La salle spartiate et haut perchée est éclairée d'amples fenêtres ouvertes sur trois côtés, qui offrent aussi bien une perspective à travers un profond ravin sur le cerro d'en face aux hautes maisons rouillées et décolorées et aux toits abîmés, visiblement victimes d'un récent séisme mais toujours habitées, qu'une jolie vue sur le port et la mer houleuse au loin. Elle est presque vide à notre arrivée, mais se  remplira rapidement de familles et de groupes animés.

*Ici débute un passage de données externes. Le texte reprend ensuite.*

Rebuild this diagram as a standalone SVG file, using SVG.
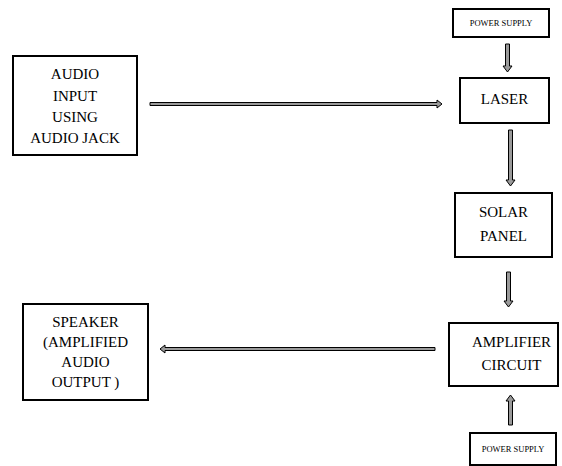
<svg xmlns="http://www.w3.org/2000/svg" width="562" height="466" viewBox="0 0 562 466">
  <style>
    .box { fill: #fff; stroke: #000; stroke-width: 2; }
    .lbl { font-family: "Liberation Serif", "Times New Roman", serif; font-size: 15px; fill: #000; text-anchor: middle; }
    .small { font-family: "Liberation Serif", "Times New Roman", serif; font-size: 8.5px; fill: #000; text-anchor: middle; }
    .arr { fill: #9a9a9a; stroke: #000; stroke-width: 1; stroke-linejoin: miter; }
  </style>
  <rect width="562" height="466" fill="#fff"/>

  <g id="connectors">
    <!-- power supply to laser -->
    <path class="arr" d="M505.5,44 L509.5,44 L509.5,66 L512,66 L507.5,72 L503,66 L505.5,66 Z"/>
    <!-- laser to solar panel -->
    <path class="arr" d="M508.5,130 L512.5,130 L512.5,180 L515,180 L510.5,186 L506,180 L508.5,180 Z"/>
    <!-- solar panel to amplifier -->
    <path class="arr" d="M506.5,272 L510.5,272 L510.5,301 L513,301 L508.5,307 L504,301 L506.5,301 Z"/>
    <!-- power supply up to amplifier -->
    <path class="arr" d="M508.5,425 L512.5,425 L512.5,401 L515,401 L510.5,395 L506,401 L508.5,401 Z"/>
    <!-- audio input to laser -->
    <path class="arr" d="M150,102.5 L437,102.5 L437,100 L442,104 L437,108 L437,105.5 L150,105.5 Z"/>
    <!-- amplifier to speaker -->
    <path class="arr" d="M435,347.5 L165,347.5 L165,345 L160,349 L165,353 L165,350.5 L435,350.5 Z"/>
  </g>

  <g id="power-supply-top">
    <rect class="box" x="453" y="9" width="96" height="28"/>
    <text class="small" x="501" y="26">POWER SUPPLY</text>
  </g>

  <g id="laser">
    <rect class="box" x="460" y="78" width="89" height="45"/>
    <text class="lbl" x="504.5" y="104">LASER</text>
  </g>

  <g id="audio-input">
    <rect class="box" x="13" y="56" width="124" height="99"/>
    <text class="lbl" x="75" y="79">AUDIO</text>
    <text class="lbl" x="75" y="101">INPUT</text>
    <text class="lbl" x="75" y="122">USING</text>
    <text class="lbl" x="75" y="143">AUDIO JACK</text>
  </g>

  <g id="solar-panel">
    <rect class="box" x="455" y="193" width="97" height="64"/>
    <text class="lbl" x="503.5" y="217">SOLAR</text>
    <text class="lbl" x="503.5" y="241">PANEL</text>
  </g>

  <g id="amplifier">
    <rect class="box" x="449" y="323" width="109" height="63"/>
    <text class="lbl" x="511.5" y="347">AMPLIFIER</text>
    <text class="lbl" x="511.5" y="370">CIRCUIT</text>
  </g>

  <g id="speaker">
    <rect class="box" x="23" y="304" width="125" height="96"/>
    <text class="lbl" x="85.5" y="327">SPEAKER</text>
    <text class="lbl" x="85.5" y="347">(AMPLIFIED</text>
    <text class="lbl" x="85.5" y="367">AUDIO</text>
    <text class="lbl" x="85.5" y="387">OUTPUT )</text>
  </g>

  <g id="power-supply-bottom">
    <rect class="box" x="470" y="433" width="86" height="32"/>
    <text class="small" x="513" y="452">POWER SUPPLY</text>
  </g>
</svg>
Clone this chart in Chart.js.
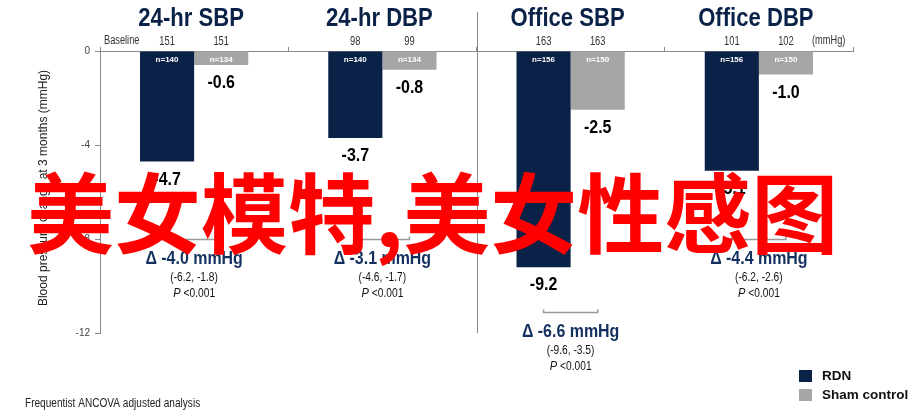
<!DOCTYPE html>
<html>
<head>
<meta charset="utf-8">
<script src="https://cdn.jsdelivr.net/npm/chart.js@4.4.1/dist/chart.umd.min.js"></script>
<style>
html,body{margin:0;padding:0;background:#fff;}
#wrap{width:915px;height:413px;position:relative;}
</style>
</head>
<body>
<div id="wrap"><canvas id="c" width="915" height="413"></canvas></div>
<script>
const categories = ['24-hr SBP', '24-hr DBP', 'Office SBP', 'Office DBP'];
const seriesNames = ['RDN', 'Sham control'];
const rdnValues = [-4.7, -3.7, -9.2, -5.1];
const shamValues = [-0.6, -0.8, -2.5, -1.0];
const rdnN = [140, 140, 156, 156];
const shamN = [134, 134, 150, 150];
const rdnBaseline = [151, 98, 163, 101];
const shamBaseline = [151, 99, 163, 102];
const deltaValues = [-4.0, -3.1, -6.6, -4.4];
const ciLow = [-6.2, -4.6, -9.6, -6.2];
const ciHigh = [-1.8, -1.7, -3.5, -2.6];
const pLabels = ['<0.001', '<0.001', '<0.001', '<0.001'];
const bracketLevels = [-8.0, -8.0, -11.1, -8.0];
const yMin = -12, yMax = 0, yStep = 4;
const yTitle = 'Blood pressure change at 3 months (mmHg)';
const footnote = 'Frequentist ANCOVA adjusted analysis';
const overlayText = '美女模特,美女性感图';

const NAVY = '#0a2247';
const DELTA = '#13305e';
const GRAY = '#a6a6a6';
const AXIS = '#8a8a8a';
const SANS = '"Liberation Sans", Arial, sans-serif';

function txt(ctx, s, x, y, font, color, align, sx) {
  ctx.save();
  ctx.font = font + ' ' + SANS;
  ctx.fillStyle = color;
  ctx.textAlign = align || 'center';
  ctx.textBaseline = 'middle';
  ctx.translate(x, y);
  ctx.scale(sx || 1, 1);
  ctx.fillText(s, 0, 0);
  ctx.restore();
}

const annot = {
  id: 'annot',
  afterDatasetsDraw(chart) {
    const ctx = chart.ctx;
    const ca = chart.chartArea;
    const ys = chart.scales.y;
    const xs = chart.scales.x;
    const m0 = chart.getDatasetMeta(0).data;
    const m1 = chart.getDatasetMeta(1).data;
    ctx.save();
    // separator between 24-hr and office
    const sepX = (xs.getPixelForValue(1) + xs.getPixelForValue(2)) / 2;
    ctx.strokeStyle = AXIS; ctx.lineWidth = 1;
    ctx.beginPath(); ctx.moveTo(Math.round(sepX) + 0.5, 12); ctx.lineTo(Math.round(sepX) + 0.5, ca.bottom); ctx.stroke();

    for (let i = 0; i < categories.length; i++) {
      const a = m0[i], b = m1[i];
      const cx = (a.x + b.x) / 2;
      txt(ctx, categories[i], cx - 3, 19, 'bold 26px', NAVY, 'center', 0.85);
      txt(ctx, String(rdnBaseline[i]), a.x, 41, '13px', '#333', 'center', 0.72);
      txt(ctx, String(shamBaseline[i]), b.x, 41, '13px', '#333', 'center', 0.72);
      txt(ctx, 'n=' + rdnN[i], a.x, ca.top + 9, 'bold 8px', '#fff', 'center', 1);
      txt(ctx, 'n=' + shamN[i], b.x, ca.top + 9, 'bold 8px', '#fff', 'center', 1);
      txt(ctx, rdnValues[i].toFixed(1), a.x, a.y + 18, 'bold 19px', '#000', 'center', 0.84);
      txt(ctx, shamValues[i].toFixed(1), b.x, b.y + 18, 'bold 19px', '#000', 'center', 0.84);
      // bracket
      const by = Math.round(ys.getPixelForValue(bracketLevels[i])) + 0.5;
      ctx.strokeStyle = '#999'; ctx.lineWidth = 1.5;
      ctx.beginPath();
      ctx.moveTo(a.x, by - 3); ctx.lineTo(a.x, by); ctx.lineTo(b.x, by); ctx.lineTo(b.x, by - 3);
      ctx.stroke();
      txt(ctx, 'Δ ' + deltaValues[i].toFixed(1) + ' mmHg', cx, by + 19, 'bold 19px', DELTA, 'center', 0.84);
      txt(ctx, '(' + ciLow[i].toFixed(1) + ', ' + ciHigh[i].toFixed(1) + ')', cx, by + 38, '12px', '#111', 'center', 0.85);
      // P value
      ctx.font = 'italic 13px ' + SANS;
      const pW = ctx.measureText('P ').width * 0.85;
      ctx.font = '12px ' + SANS;
      const rW = ctx.measureText(pLabels[i]).width * 0.85;
      const sx = cx - (pW + rW) / 2;
      txt(ctx, 'P ', sx, by + 54, 'italic 13px', '#111', 'left', 0.85);
      txt(ctx, pLabels[i], sx + pW, by + 54, '12px', '#111', 'left', 0.85);
    }
    txt(ctx, 'Baseline', 104, 41, '12px', '#333', 'left', 0.77);
    txt(ctx, '(mmHg)', 812, 41, '12px', '#333', 'left', 0.77);
    // y title
    ctx.save();
    ctx.translate(44, 188);
    ctx.rotate(-Math.PI / 2);
    txt(ctx, yTitle, 0, 0, '12px', '#222', 'center', 1);
    ctx.restore();
    // legend
    const legY = [376, 395];
    const legC = [NAVY, GRAY];
    for (let k = 0; k < 2; k++) {
      ctx.fillStyle = legC[k];
      ctx.fillRect(799, legY[k] - 6, 13, 12);
      txt(ctx, seriesNames[k], 822, legY[k], 'bold 13.5px', '#111', 'left', 1);
    }
    txt(ctx, footnote, 25, 404, '12px', '#222', 'left', 0.84);
    ctx.restore();
  },
  afterDraw(chart) {
    const ctx = chart.ctx;
    ctx.save();
    ctx.fillStyle = '#ff0000';
    ctx.font = 'bold 87px "Noto Sans CJK SC", sans-serif';
    ctx.textAlign = 'left';
    ctx.textBaseline = 'middle';
    ctx.fillText(overlayText, 27, 214);
    ctx.restore();
  }
};

new Chart(document.getElementById('c'), {
  type: 'bar',
  data: {
    labels: categories,
    datasets: [
      { label: seriesNames[0], data: rdnValues, backgroundColor: NAVY, borderWidth: 0 },
      { label: seriesNames[1], data: shamValues, backgroundColor: GRAY, borderWidth: 0 }
    ]
  },
  options: {
    responsive: false,
    animation: false,
    devicePixelRatio: 1,
    layout: { padding: { left: 0, right: 62, top: 41, bottom: 80 } },
    datasets: { bar: { categoryPercentage: 0.575, barPercentage: 1.0 } },
    plugins: { legend: { display: false }, tooltip: { enabled: false } },
    scales: {
      x: {
        position: 'top',
        offset: true,
        grid: { offset: true, drawOnChartArea: false, drawTicks: true, tickLength: 4, color: AXIS },
        border: { color: AXIS },
        ticks: { display: false },
        afterFit(s) { s.height = 10; }
      },
      y: {
        min: yMin, max: yMax,
        ticks: { stepSize: yStep, color: '#444', font: { size: 10, family: SANS }, padding: 5 },
        grid: { drawOnChartArea: false, tickLength: 5, color: AXIS },
        border: { color: AXIS },
        afterFit(s) { s.width = 100; }
      }
    }
  },
  plugins: [annot]
});
</script>
</body>
</html>
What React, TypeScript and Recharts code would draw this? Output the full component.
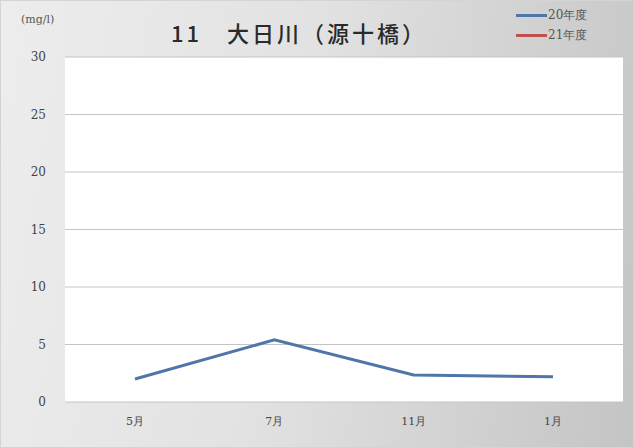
import React from "react";
import { LineChart, Line, XAxis, YAxis, CartesianGrid } from "recharts";

const months = ["5月", "7月", "11月", "1月"];
const series20 = [2.0, 5.4, 2.35, 2.2];
const series21: (number | null)[] = [null, null, null, null];
const yTicks = [0, 5, 10, 15, 20, 25, 30];
const legendItems = [
  { name: "20年度", color: "#4f76a8" },
  { name: "21年度", color: "#c0504d" },
];

const data = months.map((m, i) => ({ month: m, y20: series20[i], y21: series21[i] }));

const serif = "'DejaVu Serif', 'Liberation Serif', serif";
const sans = "'Noto Sans CJK JP', 'Noto Sans', sans-serif";

export default function App() {
  return (
    <div
      style={{
        position: "absolute",
        left: 0,
        top: 0,
        width: 634,
        height: 448,
        background: "linear-gradient(100deg, #ededed 0%, #e2e2e2 45%, #c4c4c4 100%)",
        boxSizing: "border-box",
        border: "1px solid #d4d4d4",
      }}
    >
      <LineChart
        width={634}
        height={448}
        data={data}
        margin={{ top: 56, right: 12, bottom: 17, left: 0 }}
      >
        <CartesianGrid vertical={false} stroke="#c4c4c4" fill="#ffffff" />
        <XAxis
          dataKey="month"
          height={30}
          padding={{ left: 70, right: 70 }}
          axisLine={false}
          tickLine={false}
          tickSize={0}
          tickMargin={15}
          tick={{ fill: "#444", fontSize: 11, fontFamily: serif }}
        />
        <YAxis
          width={64}
          domain={[0, 30]}
          ticks={yTicks}
          axisLine={false}
          tickLine={false}
          tickSize={0}
          tickMargin={19}
          tick={{ fill: "#444", fontSize: 12, fontFamily: serif }}
        />
        <Line
          dataKey="y20"
          stroke="#4f76a8"
          strokeWidth={3}
          dot={false}
          isAnimationActive={false}
        />
        <Line
          dataKey="y21"
          stroke="#c0504d"
          strokeWidth={3}
          dot={false}
          isAnimationActive={false}
        />
      </LineChart>
      <div
        style={{
          position: "absolute",
          left: 0,
          width: 596,
          top: 16,
          textAlign: "center",
          fontFamily: sans,
          fontSize: 22,
          letterSpacing: 3,
          fontWeight: 500,
          color: "#2a2a2a",
          lineHeight: "30px",
        }}
      >
        11　大日川（源十橋）
      </div>
      <div
        style={{
          position: "absolute",
          left: 20,
          top: 12,
          fontFamily: serif,
          fontSize: 11,
          color: "#555",
        }}
      >
        (mg/l)
      </div>
      <div style={{ position: "absolute", left: 515, top: 4 }}>
        {legendItems.map((it) => (
          <div key={it.name} style={{ display: "flex", alignItems: "center", height: 20 }}>
            <div style={{ width: 31, height: 3, background: it.color }} />
            <span style={{ fontFamily: serif, fontSize: 12, color: "#555", marginLeft: 1 }}>
              {it.name}
            </span>
          </div>
        ))}
      </div>
    </div>
  );
}
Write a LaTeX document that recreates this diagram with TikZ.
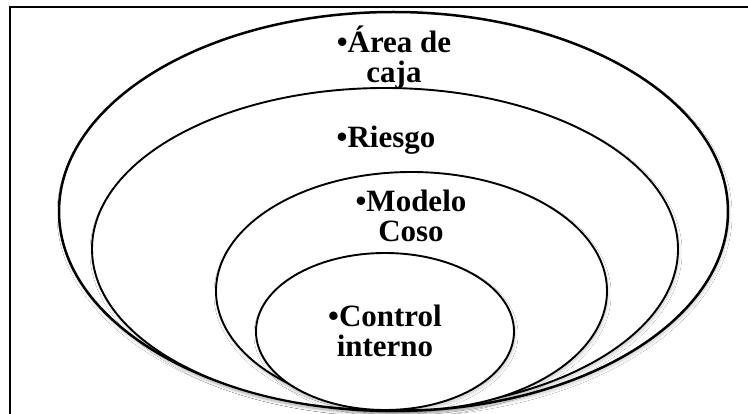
\documentclass[tikz,border=0pt]{standalone}
\usepackage{fontspec}
\setmainfont{Liberation Serif}
\usetikzlibrary{shapes.geometric,shadows.blur}
\tikzset{
  ring/.style={ellipse, draw=black, fill=white, inner sep=0pt, line width=1.9pt,
    blur shadow={shadow xshift=1pt, shadow yshift=-3pt, shadow blur radius=3pt, shadow blur steps=12, shadow opacity=20}},
  lbl/.style={font=\bfseries\fontsize{31}{30}\selectfont, align=center, inner sep=0pt},
  frame/.style={draw=black, line width=1.6pt}
}
\begin{document}
\begin{tikzpicture}[x=1pt,y=-1pt]
\useasboundingbox (0,0) rectangle (748,414);
\clip (0,0) rectangle (748,414);
\fill[white] (0,0) rectangle (748,414);
\draw[frame] (10,7) rectangle (780,440);
\node[ring, line width=2.5pt, minimum width=669pt, minimum height=399pt] (e1) at (393.5,211.5) {};
\node[ring, minimum width=586pt, minimum height=322pt] (e2) at (385,249) {};
\node[ring, minimum width=391pt, minimum height=238pt] (e3) at (411.5,291) {};
\node[ring, minimum width=258pt, minimum height=157pt] (e4) at (385,331.5) {};
\node[lbl, anchor=base] (t1) at (394,83) {•Área de\\caja};
\node[lbl, anchor=base] (t2) at (386,148) {•Riesgo};
\node[lbl, anchor=base] (t3) at (411,242) {•Modelo\\Coso};
\node[lbl, anchor=base] (t4) at (385,357) {•Control\\interno};
\end{tikzpicture}
\end{document}
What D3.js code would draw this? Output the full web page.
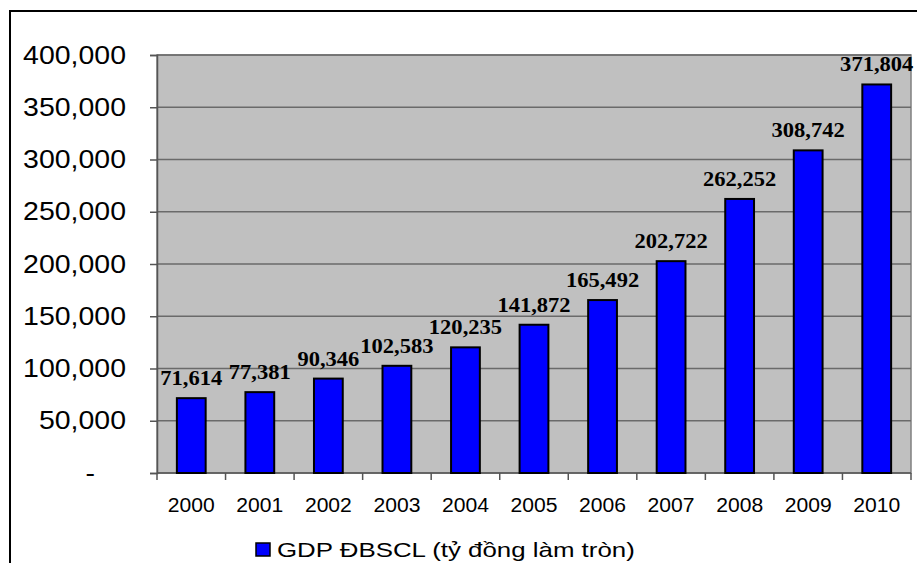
<!DOCTYPE html>
<html><head><meta charset="utf-8">
<script src="https://cdn.jsdelivr.net/npm/d3@7"></script>
<style>html,body{margin:0;padding:0;background:#fff;}svg{display:block;}</style>
</head><body>
<svg id="c" width="917" height="563"></svg>
<script>
const years = ["2000","2001","2002","2003","2004","2005","2006","2007","2008","2009","2010"];
const gdp = [71614, 77381, 90346, 102583, 120235, 141872, 165492, 202722, 262252, 308742, 371804];
const yTicks = [0, 50000, 100000, 150000, 200000, 250000, 300000, 350000, 400000];
const seriesName = "GDP ĐBSCL (tỷ đồng làm tròn)";

const SANS = "'Liberation Sans', Arial, sans-serif";
const SERIF = "'Liberation Serif', 'Times New Roman', serif";

const svg = d3.select("#c");
const m = {left:157, top:55, right:911, bottom:473};

// horizontal fit helper: width a sample string should have
function measure(str, family, size, weight){
  const t = svg.append("text").attr("font-family",family).attr("font-size",size)
    .attr("font-weight",weight||"normal").text(str);
  const w = t.node().getComputedTextLength(); t.remove(); return w;
}
const sxY = 103 / measure("400,000", SANS, 25.5);
const sxX = 47 / measure("2000", SANS, 21);
const sxL = 62 / measure("71,614", SERIF, 20, "bold");
const sxLeg = 358 / measure(seriesName, SANS, 21);

// outer chart border
svg.append("rect").attr("x",10).attr("y",11).attr("width",930).attr("height",600)
  .attr("fill","#fff").attr("stroke","#000").attr("stroke-width",2);

const x = d3.scaleBand().domain(years).range([m.left, m.right]).paddingInner(0.58).paddingOuter(0.29);
const xb = d3.scaleBand().domain(years).range([m.left, m.right]);
const y = d3.scaleLinear().domain([0,400000]).range([m.bottom, m.top]);

// plot area
svg.append("rect").attr("x",m.left).attr("y",m.top).attr("width",m.right-m.left).attr("height",m.bottom-m.top)
  .attr("fill","#c0c0c0").attr("stroke","#808080").attr("stroke-width",1.5);

// gridlines
svg.append("g").selectAll("line").data(yTicks.filter(d=>d>0)).join("line")
  .attr("x1",m.left).attr("x2",m.right).attr("y1",d=>y(d)).attr("y2",d=>y(d))
  .attr("stroke","#6a6a6a").attr("stroke-width",1.5);

// y axis
const fmt = d3.format(",");
const ya = svg.append("g").attr("transform",`translate(${m.left},0)`)
  .call(d3.axisLeft(y).tickValues(yTicks).tickSize(7).tickFormat(d=>d===0?"-":fmt(d)));
ya.select(".domain").attr("stroke","#555").attr("stroke-width",1.5);
ya.selectAll(".tick line").attr("stroke","#555").attr("stroke-width",1.5);
ya.selectAll(".tick text").attr("font-family",SANS).attr("font-size",25.5).attr("fill","#000")
  .attr("x",0).attr("text-anchor","end")
  .attr("transform",d=>`translate(${d===0?-62:-31},0) scale(${sxY},1)`);

// x axis
const xa = svg.append("g").attr("transform",`translate(0,${m.bottom})`);
xa.append("line").attr("x1",m.left).attr("x2",m.right).attr("y1",0).attr("y2",0)
  .attr("stroke","#555").attr("stroke-width",1.5);
xa.selectAll("line.t").data(years.concat(["end"])).join("line").attr("class","t")
  .attr("x1",(d,i)=>i<years.length? xb(d): m.right).attr("x2",(d,i)=>i<years.length? xb(d): m.right)
  .attr("y1",0).attr("y2",7).attr("stroke","#555").attr("stroke-width",1.5);
xa.selectAll("text").data(years).join("text")
  .attr("transform",d=>`translate(${xb(d)+xb.bandwidth()/2},39) scale(${sxX},1)`)
  .attr("text-anchor","middle")
  .attr("font-family",SANS).attr("font-size",21).attr("fill","#000")
  .text(d=>d);

// bars
svg.append("g").selectAll("rect").data(gdp).join("rect")
  .attr("x",(d,i)=>x(years[i])).attr("width",x.bandwidth())
  .attr("y",d=>y(d)).attr("height",d=>m.bottom-y(d))
  .attr("fill","#0000ff").attr("stroke","#000").attr("stroke-width",2);

// data labels
svg.append("g").selectAll("text").data(gdp).join("text")
  .attr("transform",(d,i)=>`translate(${x(years[i])+x.bandwidth()/2},${y(d)-13}) scale(${sxL},1)`)
  .attr("text-anchor","middle").attr("font-family",SERIF)
  .attr("font-weight","bold").attr("font-size",20).attr("fill","#000")
  .text(d=>fmt(d));

// legend
const lg = svg.append("g");
lg.append("rect").attr("x",256).attr("y",543).attr("width",14).attr("height",13)
  .attr("fill","#0000ff").attr("stroke","#000").attr("stroke-width",1.5);
lg.append("text").attr("transform",`translate(277,557) scale(${sxLeg},1)`)
  .attr("font-family",SANS).attr("font-size",21).attr("fill","#000").text(seriesName);
</script>
</body></html>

Deux serveuses en longues robes noires tombant sur des baskets colorés nous servent d'abord l'incontournable et délicieux pisco sour, puis un ceviche et un tartare d'avocat aux crevettes et à la truite, enfin deux énormes portions d'un tendre colin juste poêlé, poivré et arrosé de citron vert, reposant sur un lit de petites pommes de terre crémeuses et presque sucrées, écrasées à la fourchette. Avec un blanc du pays (Viña de las Croces) sec mais peu acide, une savoureuse façon de faire nos adieux à une ville unique et chaleureuse qui aura de plus la bonne idée, au moment où notre paquebot quitte le port, de se couvrir d'un manteau de soleil éclatant.